Coast clear for unofficial Diana memorabilia

The UK Patent Office has rejected an application by the Memorial Fund to trademark the face of Princess Diana.  This means that anyone is free to use her image.

The application, filed in October 1997, consisted of 26 photographs of the princess by photographer Tim Graham.  The application covered a wide range of goods, from porcelain to playing cards to chronometric instruments.

The Patent Office rejected the trade mark because it is not distinctive.  The face of the princess as reproduced on goods such as tea cups is decoration, not a “badge of origin” distinguishing those products from other manufacturers’ goods.

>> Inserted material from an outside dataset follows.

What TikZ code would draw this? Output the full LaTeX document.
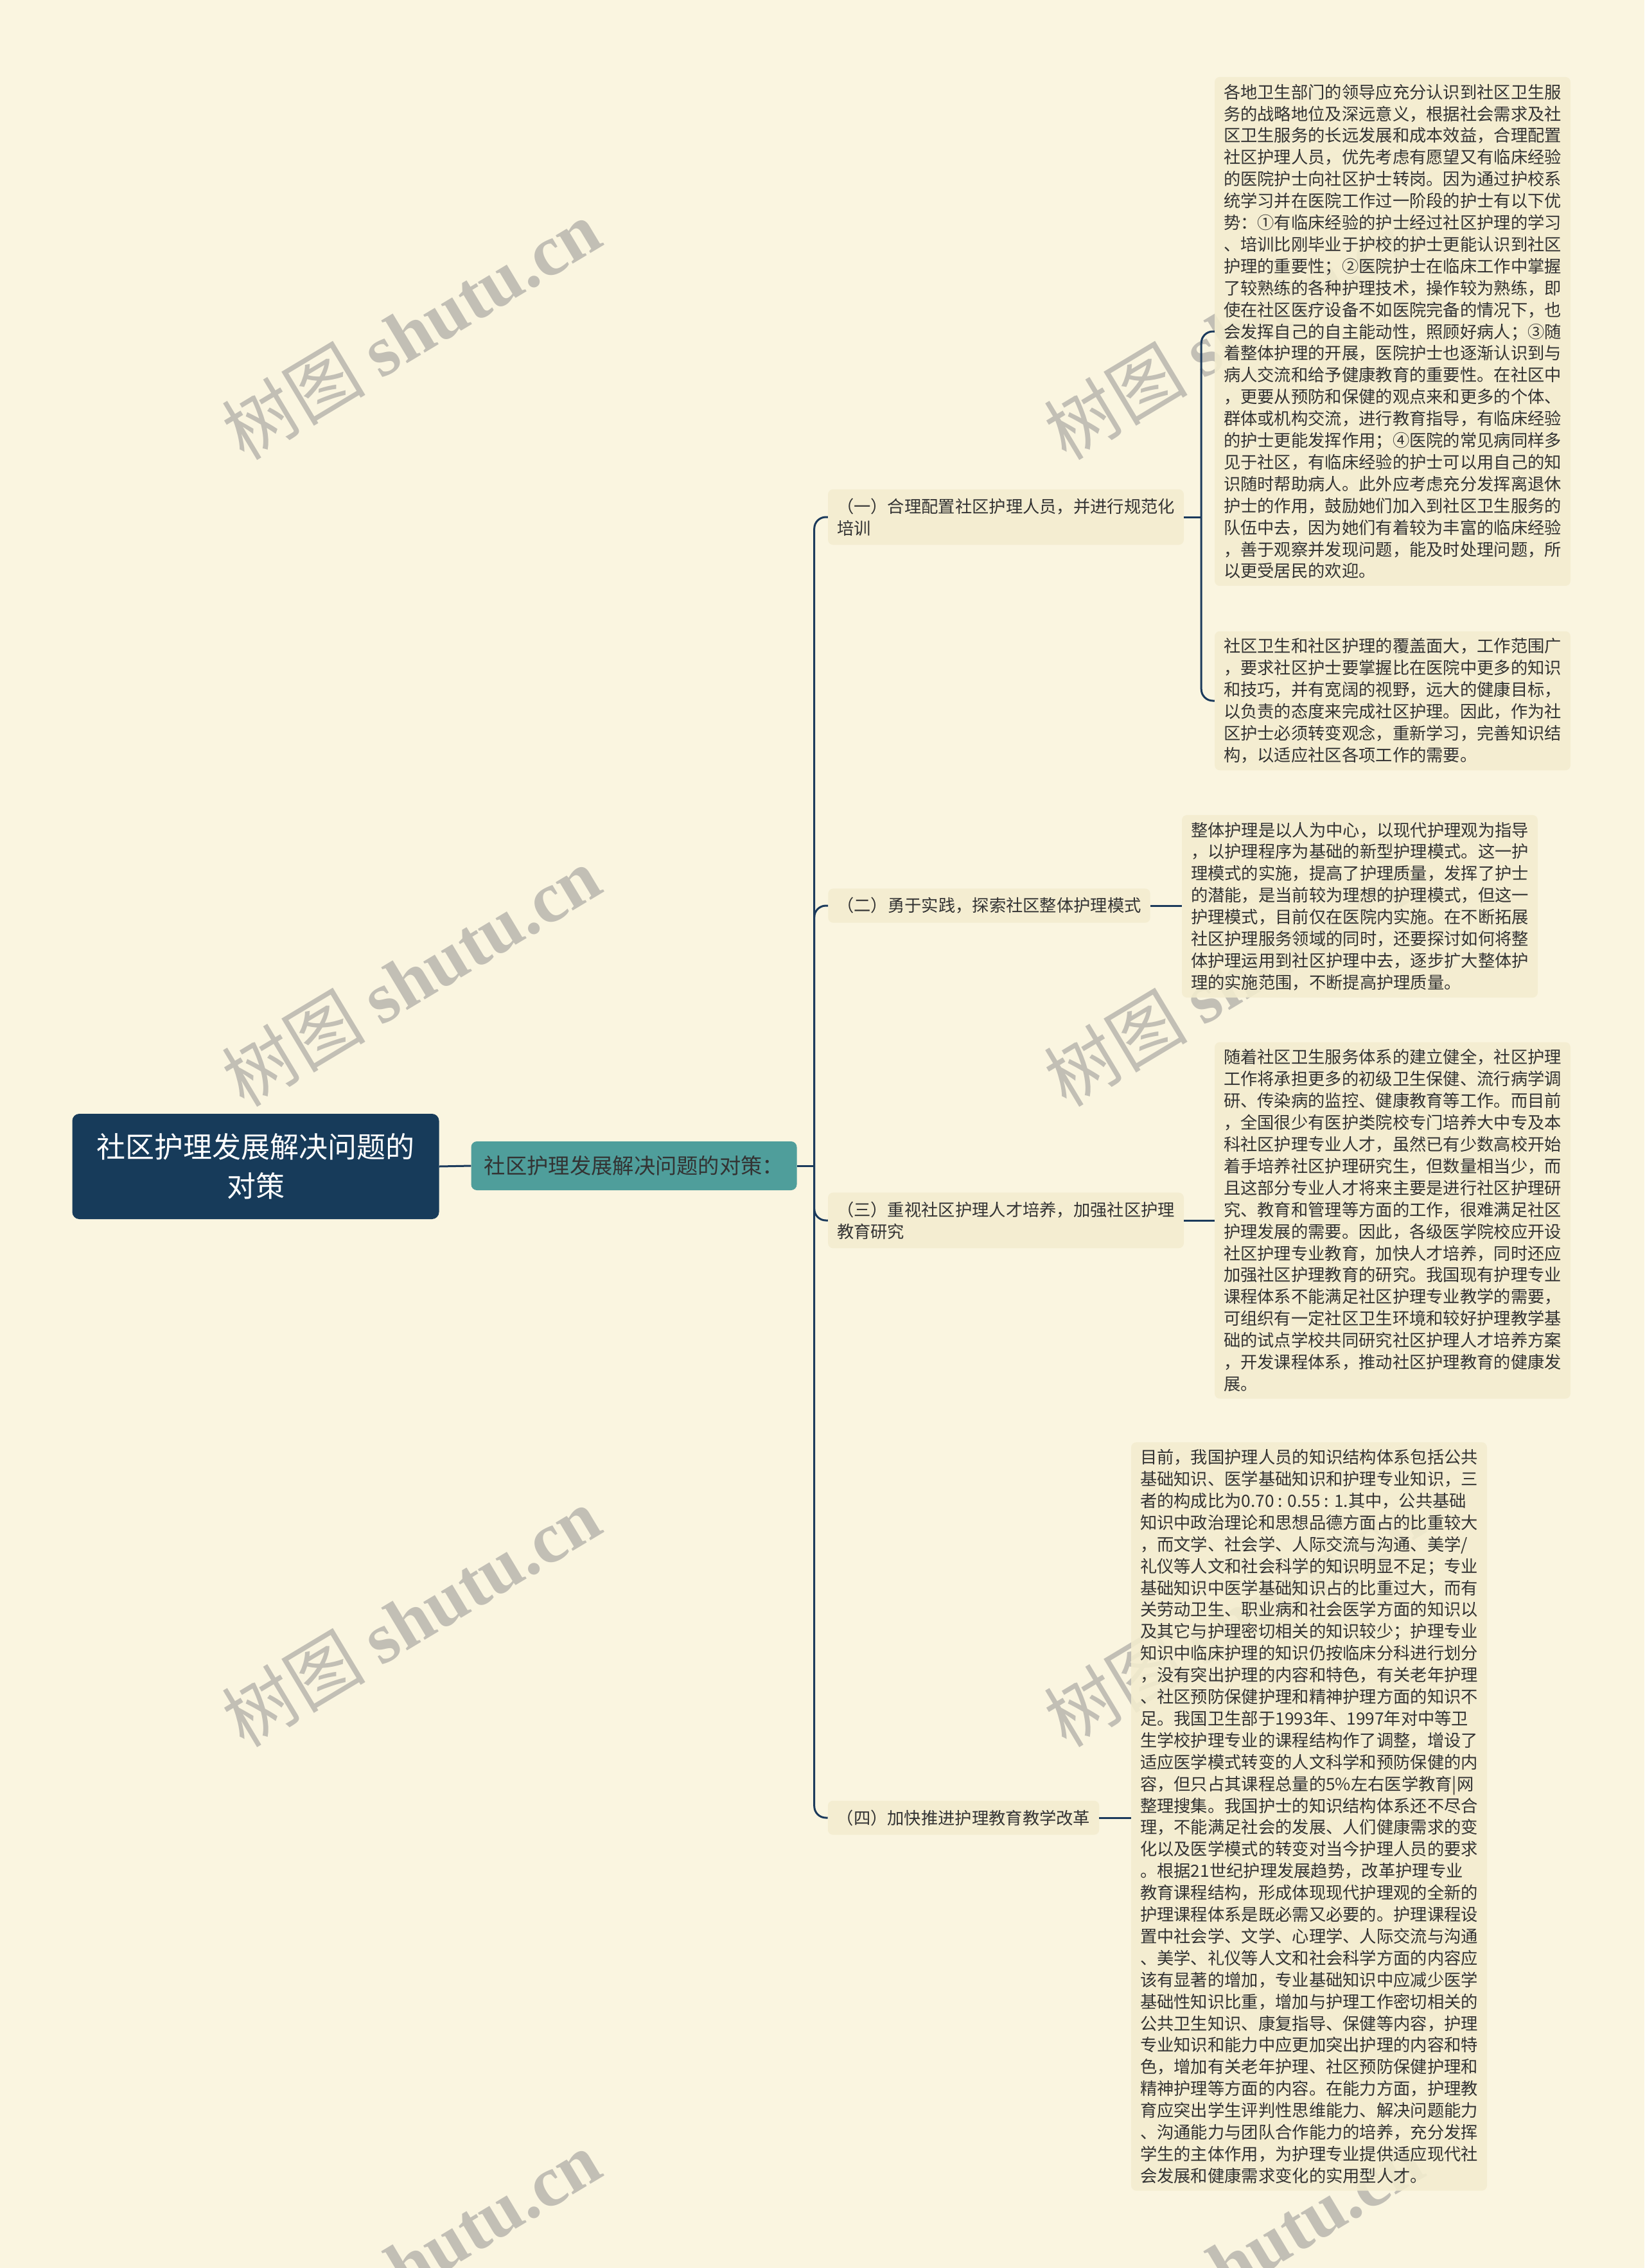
\documentclass[tikz,border=0pt]{standalone}
\usepackage{fontspec}
\setmainfont{Noto Sans CJK SC}
\newfontfamily\wmlatin{Liberation Serif}
\definecolor{bgc}{HTML}{FAF5E0}
\definecolor{boxc}{HTML}{F4EDCF}
\definecolor{rootc}{HTML}{173B5A}
\definecolor{tealc}{HTML}{4F9E9B}
\definecolor{linec}{HTML}{1B3A5C}
\definecolor{txtc}{HTML}{333333}
\definecolor{wmc}{HTML}{C2BFB5}
\begin{document}
\begin{tikzpicture}[x=1pt,y=-1pt,
  leaf/.style={fill=boxc, fill opacity=0.88, text opacity=1, rounded corners=8pt, align=left,
    inner xsep=14pt, inner ysep=11pt, text=txtc, font=\fontsize{26.3}{33.9}\selectfont},
  branch/.style={leaf, inner ysep=14pt},
  conn/.style={draw=linec, line width=3pt, rounded corners=18pt},
  wm/.style={text=wmc, rotate=31, font=\fontsize{112}{116}\selectfont, inner sep=0pt}
]
\useasboundingbox (0,0) rectangle (2560,3531);
\fill[bgc] (0,0) rectangle (2560,3531);

% watermarks
\node[wm] (wm1) at (640,513) {树图 {\wmlatin\bfseries shutu.cn}};
\node[wm] (wm2) at (640,1520) {树图 {\wmlatin\bfseries shutu.cn}};
\node[wm] (wm3) at (640,2517) {树图 {\wmlatin\bfseries shutu.cn}};
\node[wm] (wm4) at (640,3519) {树图 {\wmlatin\bfseries shutu.cn}};
\node[wm] (wm5) at (1920,513) {树图 {\wmlatin\bfseries shutu.cn}};
\node[wm] (wm6) at (1920,1520) {树图 {\wmlatin\bfseries shutu.cn}};
\node[wm] (wm7) at (1920,2517) {树图 {\wmlatin\bfseries shutu.cn}};
\node[wm] (wm8) at (1920,3519) {树图 {\wmlatin\bfseries shutu.cn}};

% root and level 1
\node[fill=rootc, rounded corners=11pt, minimum width=571pt, minimum height=164pt,
  align=center, text=white, font=\fontsize{45}{61}\selectfont] (root) at (398,1816)
  {社区护理发展解决问题的\\对策};
\node[fill=tealc, rounded corners=9pt, minimum width=507pt, minimum height=76pt,
  text=txtc, font=\fontsize{33.3}{40}\selectfont] (l1) at (987,1815)
  {社区护理发展解决问题的对策：};

% branches
\node[branch] (b1) at (1566,805) {（一）合理配置社区护理人员，并进行规范化\\培训};
\node[branch] (b2) at (1540,1410) {（二）勇于实践，探索社区整体护理模式};
\node[branch] (b3) at (1566,1900) {（三）重视社区护理人才培养，加强社区护理\\教育研究};
\node[branch] (b4) at (1500,2830) {（四）加快推进护理教育教学改革};

% leaves
\node[leaf] (lf1) at (2168,516) {各地卫生部门的领导应充分认识到社区卫生服\\
务的战略地位及深远意义，根据社会需求及社\\
区卫生服务的长远发展和成本效益，合理配置\\
社区护理人员，优先考虑有愿望又有临床经验\\
的医院护士向社区护士转岗。因为通过护校系\\
统学习并在医院工作过一阶段的护士有以下优\\
势：①有临床经验的护士经过社区护理的学习\\
、培训比刚毕业于护校的护士更能认识到社区\\
护理的重要性；②医院护士在临床工作中掌握\\
了较熟练的各种护理技术，操作较为熟练，即\\
使在社区医疗设备不如医院完备的情况下，也\\
会发挥自己的自主能动性，照顾好病人；③随\\
着整体护理的开展，医院护士也逐渐认识到与\\
病人交流和给予健康教育的重要性。在社区中\\
，更要从预防和保健的观点来和更多的个体、\\
群体或机构交流，进行教育指导，有临床经验\\
的护士更能发挥作用；④医院的常见病同样多\\
见于社区，有临床经验的护士可以用自己的知\\
识随时帮助病人。此外应考虑充分发挥离退休\\
护士的作用，鼓励她们加入到社区卫生服务的\\
队伍中去，因为她们有着较为丰富的临床经验\\
，善于观察并发现问题，能及时处理问题，所\\
以更受居民的欢迎。};

\node[leaf] (lf2) at (2168,1091) {社区卫生和社区护理的覆盖面大，工作范围广\\
，要求社区护士要掌握比在医院中更多的知识\\
和技巧，并有宽阔的视野，远大的健康目标，\\
以负责的态度来完成社区护理。因此，作为社\\
区护士必须转变观念，重新学习，完善知识结\\
构，以适应社区各项工作的需要。};

\node[leaf] (lf3) at (2117,1411) {整体护理是以人为中心，以现代护理观为指导\\
，以护理程序为基础的新型护理模式。这一护\\
理模式的实施，提高了护理质量，发挥了护士\\
的潜能，是当前较为理想的护理模式，但这一\\
护理模式，目前仅在医院内实施。在不断拓展\\
社区护理服务领域的同时，还要探讨如何将整\\
体护理运用到社区护理中去，逐步扩大整体护\\
理的实施范围，不断提高护理质量。};

\node[leaf] (lf4) at (2168,1900) {随着社区卫生服务体系的建立健全，社区护理\\
工作将承担更多的初级卫生保健、流行病学调\\
研、传染病的监控、健康教育等工作。而目前\\
，全国很少有医护类院校专门培养大中专及本\\
科社区护理专业人才，虽然已有少数高校开始\\
着手培养社区护理研究生，但数量相当少，而\\
且这部分专业人才将来主要是进行社区护理研\\
究、教育和管理等方面的工作，很难满足社区\\
护理发展的需要。因此，各级医学院校应开设\\
社区护理专业教育，加快人才培养，同时还应\\
加强社区护理教育的研究。我国现有护理专业\\
课程体系不能满足社区护理专业教学的需要，\\
可组织有一定社区卫生环境和较好护理教学基\\
础的试点学校共同研究社区护理人才培养方案\\
，开发课程体系，推动社区护理教育的健康发\\
展。};

\node[leaf] (lf5) at (2038,2828) {目前，我国护理人员的知识结构体系包括公共\\
基础知识、医学基础知识和护理专业知识，三\\
者的构成比为0.70 : 0.55 : 1.其中，公共基础\\
知识中政治理论和思想品德方面占的比重较大\\
，而文学、社会学、人际交流与沟通、美学/\\
礼仪等人文和社会科学的知识明显不足；专业\\
基础知识中医学基础知识占的比重过大，而有\\
关劳动卫生、职业病和社会医学方面的知识以\\
及其它与护理密切相关的知识较少；护理专业\\
知识中临床护理的知识仍按临床分科进行划分\\
，没有突出护理的内容和特色，有关老年护理\\
、社区预防保健护理和精神护理方面的知识不\\
足。我国卫生部于1993年、1997年对中等卫\\
生学校护理专业的课程结构作了调整，增设了\\
适应医学模式转变的人文科学和预防保健的内\\
容，但只占其课程总量的5\%左右医学教育|网\\
整理搜集。我国护士的知识结构体系还不尽合\\
理，不能满足社会的发展、人们健康需求的变\\
化以及医学模式的转变对当今护理人员的要求\\
。根据21世纪护理发展趋势，改革护理专业\\
教育课程结构，形成体现现代护理观的全新的\\
护理课程体系是既必需又必要的。护理课程设\\
置中社会学、文学、心理学、人际交流与沟通\\
、美学、礼仪等人文和社会科学方面的内容应\\
该有显著的增加，专业基础知识中应减少医学\\
基础性知识比重，增加与护理工作密切相关的\\
公共卫生知识、康复指导、保健等内容，护理\\
专业知识和能力中应更加突出护理的内容和特\\
色，增加有关老年护理、社区预防保健护理和\\
精神护理等方面的内容。在能力方面，护理教\\
育应突出学生评判性思维能力、解决问题能力\\
、沟通能力与团队合作能力的培养，充分发挥\\
学生的主体作用，为护理专业提供适应现代社\\
会发展和健康需求变化的实用型人才。};

% connectors
\draw[conn] (root.east) -- (l1.west);
\draw[conn] (l1.east) -- ++(27,0) coordinate (bus);
\draw[conn] (bus) |- (b1.west);
\draw[conn] (bus) |- (b2.west);
\draw[conn] (bus) |- (b3.west);
\draw[conn] (bus) |- (b4.west);
\draw[conn] (b1.east) -- ++(27,0) coordinate (bus1);
\draw[conn] (bus1) |- (lf1.west);
\draw[conn] (bus1) |- (lf2.west);
\draw[conn] (b2.east) -- (b2.east -| lf3.west);
\draw[conn] (b3.east) -- (b3.east -| lf4.west);
\draw[conn] (b4.east) -- (b4.east -| lf5.west);
\end{tikzpicture}
\end{document}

Many manufacturers have been holding back from producing Diana merchandise pending the trade mark application.  The fund has taken an aggressive approach towards unauthorised merchandisers and few have so far been prepared to challenge them.

One company which did was the Illinois-based souvenir company Bradford Exchange, which produced a musical plate which played the original melody of Candle in the Wind alongside the slogan “Keep her light alive”.  Bradford Exchange sued the fund last year in Delaware seeking to establish its legal right to produce Diana memorabilia without a licence.

Public response to the fund’s trade mark activities has been mixed.  Princess Diana was “the people’s princess” and the people have been distinctly uneasy about the fund’s attempts to control the use of her image.  In contrast with most other European countries, and the United States, UK law gives little protection to celebrities over the use of their image, beyond libel laws and passing off (where unofficial merchandise is portrayed as official).  A trade mark consisting of the word “Elvis” has been held not to be distinctive and the Spice Girls failed to stop unauthorised merchandise last year which did not carry an “unofficial” tag.  Unauthorised use of celebrity images in press and poster advertising is commonplace.

Celebrity photographers and photo libraries with celebrity collections enjoy a healthily unregulated market in the UK.  The Princess Diana trade mark decision will be welcome confirmation of the inalienable right of the public to make free with the images of those celebrities who, at the end of the day, owe their star status (and wealth) to that public.